I love trees; I love the majestic and serene quality that a tree expresses in its very existence, and today as I was walking through campus I was drawn to an oak tree and a Colorado blue spruce that are sharing a particularly tight space; the way that these two trees share that small space opened my heart to balance. Have you ever noticed two or more trees that are sharing a space? I mean really looked at the trees and paid attention to their energy.
I realized that in nature we are given every indication of how to live on this planet; I noticed that each of these trees is forced to give up a part of itself, and yet neither tree becomes less. Both of these trees maintain majesty and strength yet neither is able to be perfect, in the everyday sense of the word. The oak tree has spots where the branches are stunted and the same is true for the spruce; both trees are growing to full height; they are each a bit bowed; but the important thing is they share a small space and create beauty in their unity.

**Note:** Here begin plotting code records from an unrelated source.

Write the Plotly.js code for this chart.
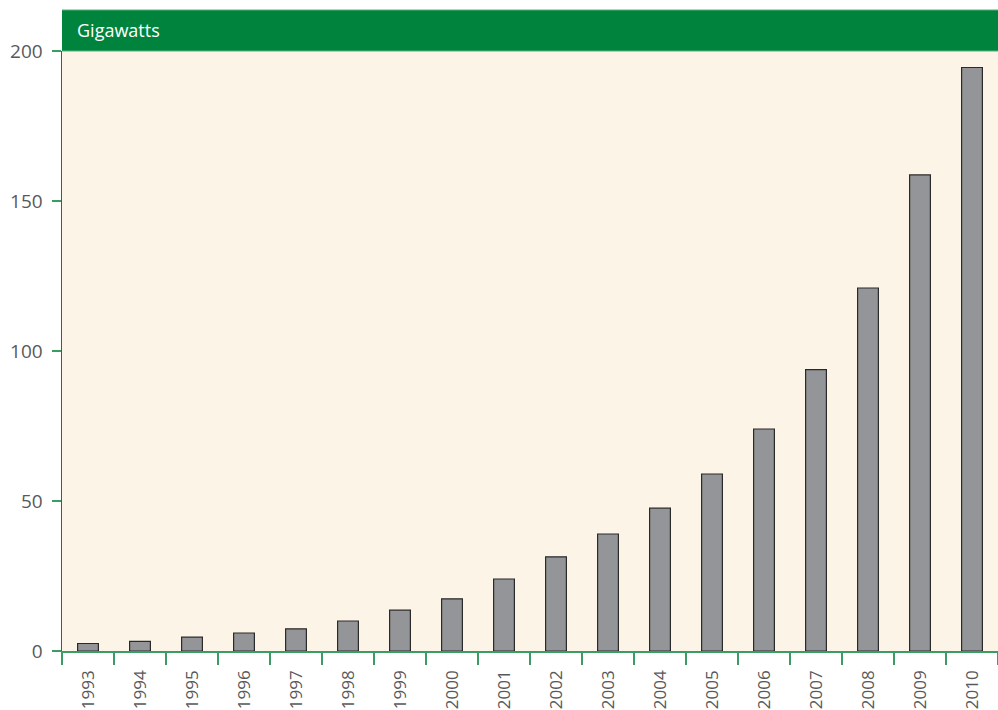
<!DOCTYPE html>
<html>
<head>
<meta charset="utf-8">
<script src="https://cdn.plot.ly/plotly-3.0.1.min.js"></script>
<style>html,body{margin:0;padding:0;background:#fff;}#chart{width:998px;height:710px;}</style>
</head>
<body>
<div id="chart"></div>
<script>
const years = ['1993','1994','1995','1996','1997','1998','1999','2000','2001','2002','2003','2004','2005','2006','2007','2008','2009','2010'];
const capacityGW = [2.5, 3.2, 4.6, 6.0, 7.4, 10.0, 13.6, 17.4, 24.0, 31.4, 39.0, 47.6, 59.0, 74.0, 93.8, 121.0, 158.7, 194.5];
const yTicks = [0, 50, 100, 150, 200];
const unitLabel = 'Gigawatts';

const green = '#00843d';
const lineGreen = '#3a9e64';
const textGray = '#58595b';

const trace = {
  type: 'bar',
  x: years,
  y: capacityGW,
  marker: {color: '#939598', line: {color: '#2b2a2b', width: 1.2}},
  hoverinfo: 'x+y'
};

const layout = {
  width: 998, height: 710,
  margin: {l: 62, r: 0, t: 51, b: 59},
  paper_bgcolor: '#ffffff',
  plot_bgcolor: '#fcf4e6',
  bargap: 0.6,
  showlegend: false,
  font: {family: 'Open Sans, sans-serif', color: textGray, size: 19},
  xaxis: {
    type: 'category',
    tickson: 'boundaries',
    ticks: 'outside', ticklen: 12, tickcolor: lineGreen, tickwidth: 1.5,
    showline: true, linecolor: lineGreen, linewidth: 1.5,
    tickangle: -90,
    ticklabelstandoff: 11,
    tickfont: {size: 17, color: textGray},
    showgrid: false, zeroline: false,
    fixedrange: true
  },
  yaxis: {
    range: [0, 200],
    tickvals: yTicks,
    ticktext: yTicks.map(String),
    ticks: 'outside', ticklen: 9, tickcolor: lineGreen, tickwidth: 1.5,
    showline: true, linecolor: green, linewidth: 1.5,
    ticklabelstandoff: 5,
    showgrid: false, zeroline: false,
    tickfont: {size: 19, color: textGray},
    fixedrange: true
  },
  shapes: [
    {type: 'rect', xref: 'paper', yref: 'paper', x0: 0, x1: 1, y0: 1, y1: 1 + 41/600,
     fillcolor: green, line: {width: 0}, layer: 'above'},
    {type: 'line', xref: 'paper', yref: 'paper', x0: 0, x1: 1, y0: 1 + 41/600, y1: 1 + 41/600,
     line: {color: '#5bb07f', width: 1}, layer: 'above'},
    {type: 'line', xref: 'paper', yref: 'paper', x0: 0, x1: 1, y0: 1, y1: 1,
     line: {color: '#5bb07f', width: 1}, layer: 'above'}
  ],
  annotations: [
    {xref: 'paper', yref: 'paper', x: 0, y: 1 + 20.5/600, xanchor: 'left', yanchor: 'middle',
     xshift: 13, text: unitLabel, showarrow: false,
     font: {family: 'Open Sans, sans-serif', size: 18, color: '#ffffff'}}
  ]
};

Plotly.newPlot('chart', [trace], layout, {displayModeBar: false, staticPlot: true});
</script>
</body>
</html>
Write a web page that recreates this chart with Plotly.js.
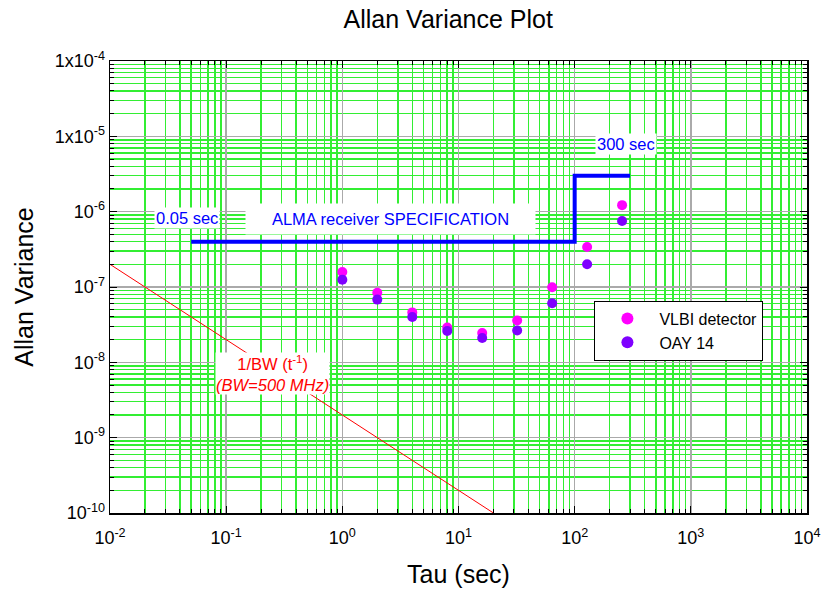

As a part of nature humans have the same ability to share our space, and for the most part we do this well, except for the desire to express our perfectness. You see, in order for either the oak tree or the Colorado blue spruce to be perfect they would have to stand alone; they could not share space; they would have to remain separate; when we insist on being mighty we must stand alone or at the very least force others to loose themselves for our mightiness; we may look good, but we don’t learn to deny ourselves so that others may grow.
Humans tend to think in terms of us against nature; as a whole we no longer look at how we can live in balance with nature but more to how we can be a power over nature. The problem with this is we are created in balance with nature and in this balance we are a power; what we do not do is stand alone; we stand in unity with our surroundings. Pondering how the oak tree and the Colorado blue spruce tree share space and allow the other to exist brought me back to this simple and profound truth.
One thought on “On the Subject Of Trees”
You have, once again, inspired me into amazement. The image of the verdant tree is a complete story unto itself. Thank you for taking me to this place, Ken!